Il microcosmo di una classe per spiegare come possono rivoltarsi le dinamiche di potere in una società. Svolte politiche, alleanze, andamento e scrittura delle narrazioni delle figure coinvolte. Anche utilizzo dei media. È La sala professori, film diretto da İlker Çatak e scritto insieme a Johannes Duncker, la cui strada parte nel 2023 con l’anteprima alla 73esima edizione del festival di Berlino e arriva fino alla cinquina degli Oscar come miglior film internazionale.
Il più debole della rosa selezionata dall’Academy, forse assieme a La società della neve – a cui fanno compagnia Io capitano, La zona d’interesse e Perfect Days -, dove “debole” sta per il più canonico della lista. Ma proprio per questo suo valore rigoroso, semplice e didattico, quasi a riprendere il luogo in cui è ambientato, La sala professori dà una lezione applicabile a qualsiasi momento della storia e agli attori che ne prendono parte. Pedine su una tavola da gioco in cui muoversi come negli scacchi, dove la mossa di uno corrisponde all’attacco dell’avversario. Tutto dipendente dall’altro. Si è oppositori anche quando, entrambe le parti, voglio arrivare alla stessa verità.
Nel caso del film di Çatak i due estremi sono una maestra e un alunno. Dopo mesi di furti all’interno di una scuola, una giovane insegnante sceglie di accendere la telecamera del proprio computer per cercare di beccare il colpevole. Trovato il responsabile nella figura di una segretaria scolastica, madre di un suo studente, tra la protagonista e il bambino inizierà una sfida silenziosa per vedere a chi attribuire lo scettro della ragione. Anche applicando le astuzie più deprecabili.
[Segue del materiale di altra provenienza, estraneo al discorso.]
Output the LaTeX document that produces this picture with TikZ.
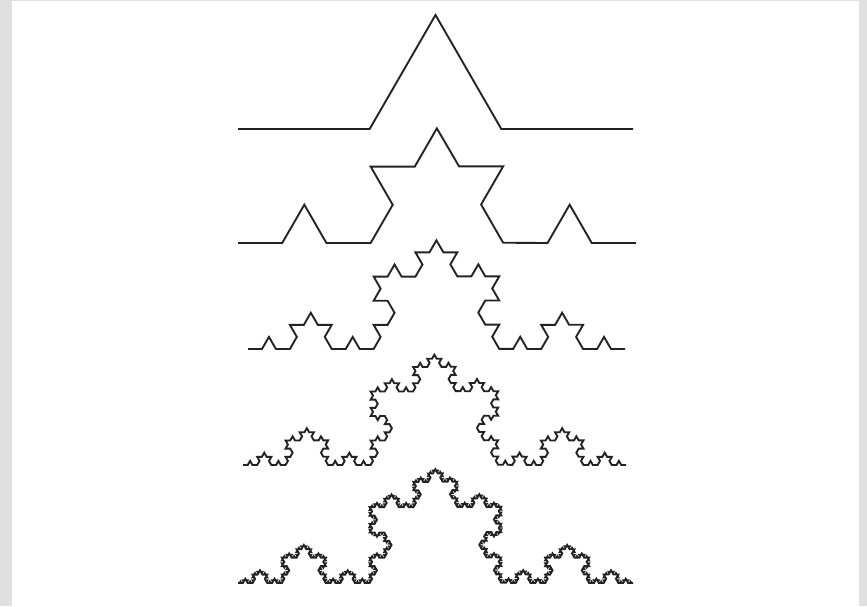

Non tanto la maestra, autorità contro cui riversare le frustrazioni non solo di un unico bambino, ma di una classe di genitori, di insegnanti, addirittura di un’intera scuola, ma soprattutto da quella “vittima” che, per difendere il genitore, agirà con rabbia e violenza.
La sala professori: indignarsi prima di tutto
Una freddezza che nel film si articola nella minaccia di discredito che il ragazzino promette all’educatrice. L’esempio di come agire bene e agire in anticipo siano gli unici modi per portare il giudizio – in questo caso si potrebbe dire quasi “il popolo” – dalla propria parte. Manovrando i malcontenti, istigando alla provocazione. Anche con una buona dose di ribellione verso il sistema, che forse per una volta non sta opprimendo davvero gli indifesi, ma sta procedendo – almeno secondo il proprio sentire – per il bene di tutti.
Ricostruendo le dinamiche sociali di una classe come una scala piramidale dove sono le fondamenta che vanno ad intaccare le alte cime, La sala professori funge da paradigma per ogni tipo di sistema istituzionale. C’è chi, dall’alto, esercita un potere (la maestra che scopre il misfatto), che interviene per questo (forse anche sbagliando, in questo caso per aiutare) e che nel non saper gestire le conseguenze manda tutto in malora. La sua credibilità, a tratti la salute, e quella di chi, dall’altra parte, più in basso, si sente tradito e defraudato.
La sala professori è anche un film sul non voler accettare di poter credere a ciò che ci dicono. Né in chi vuole assisterci, né in chi abbiamo accanto, né nelle bugie – o meno – che vengono proclamate. È una pellicola sull’incertezza ed è con incertezza che chiude, senza un reale colpevole, lasciando una porta aperta – seppur una classe chiusa, la medesima da cui il ragazzino non vuole andarsene, esercitando un’altra azione di protesta.
E, per estremizzazioni, è un’opera su quanto sia facile manipolare la pancia delle persone (o, per dirla nel gergo comune, del paese). Che mostra quanto si è pronti ad abboccare all’amo delle ingiustizie non perdonando alcuna ingenuità. Senza fermarsi a ragionare, trovando sempre la maniera di indignarsi.